- [Material to process]
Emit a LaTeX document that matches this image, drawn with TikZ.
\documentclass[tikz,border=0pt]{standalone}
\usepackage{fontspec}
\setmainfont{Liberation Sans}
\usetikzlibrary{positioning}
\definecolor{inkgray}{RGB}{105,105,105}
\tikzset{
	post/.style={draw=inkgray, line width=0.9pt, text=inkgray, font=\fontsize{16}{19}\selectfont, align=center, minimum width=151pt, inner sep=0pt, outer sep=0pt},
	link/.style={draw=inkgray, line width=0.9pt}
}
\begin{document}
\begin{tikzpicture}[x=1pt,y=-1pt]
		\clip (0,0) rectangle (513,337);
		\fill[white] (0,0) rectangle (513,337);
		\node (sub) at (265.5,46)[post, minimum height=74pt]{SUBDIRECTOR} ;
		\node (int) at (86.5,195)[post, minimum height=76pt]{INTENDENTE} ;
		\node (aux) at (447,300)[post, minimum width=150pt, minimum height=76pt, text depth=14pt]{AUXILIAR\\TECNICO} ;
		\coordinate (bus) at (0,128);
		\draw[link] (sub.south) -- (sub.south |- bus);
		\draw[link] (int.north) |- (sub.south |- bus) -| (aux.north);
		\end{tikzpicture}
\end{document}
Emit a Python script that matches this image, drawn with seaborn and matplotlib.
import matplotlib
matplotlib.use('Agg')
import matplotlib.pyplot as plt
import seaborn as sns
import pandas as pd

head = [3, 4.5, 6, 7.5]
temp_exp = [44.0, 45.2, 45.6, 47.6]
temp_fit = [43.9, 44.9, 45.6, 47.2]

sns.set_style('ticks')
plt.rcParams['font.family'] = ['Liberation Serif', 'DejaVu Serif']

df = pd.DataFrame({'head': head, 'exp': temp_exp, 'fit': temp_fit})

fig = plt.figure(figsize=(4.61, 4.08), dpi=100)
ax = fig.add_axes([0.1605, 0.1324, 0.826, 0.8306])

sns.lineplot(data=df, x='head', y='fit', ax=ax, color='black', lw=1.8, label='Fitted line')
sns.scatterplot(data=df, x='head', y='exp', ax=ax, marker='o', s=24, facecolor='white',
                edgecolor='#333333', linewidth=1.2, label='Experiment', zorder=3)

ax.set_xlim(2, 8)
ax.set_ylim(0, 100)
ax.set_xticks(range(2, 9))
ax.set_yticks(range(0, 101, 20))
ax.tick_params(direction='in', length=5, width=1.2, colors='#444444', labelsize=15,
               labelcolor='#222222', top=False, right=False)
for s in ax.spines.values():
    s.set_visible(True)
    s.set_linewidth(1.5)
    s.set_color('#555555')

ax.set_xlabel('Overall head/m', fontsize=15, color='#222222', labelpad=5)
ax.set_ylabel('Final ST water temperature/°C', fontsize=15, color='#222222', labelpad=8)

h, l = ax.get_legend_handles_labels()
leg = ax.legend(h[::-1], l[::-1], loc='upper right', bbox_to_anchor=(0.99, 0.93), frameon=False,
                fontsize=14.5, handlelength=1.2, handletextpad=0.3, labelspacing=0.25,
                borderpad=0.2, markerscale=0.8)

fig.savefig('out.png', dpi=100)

- [Task statement] Only a number is wanted: how many lines of the material include the word "this".

- [Complete output] 2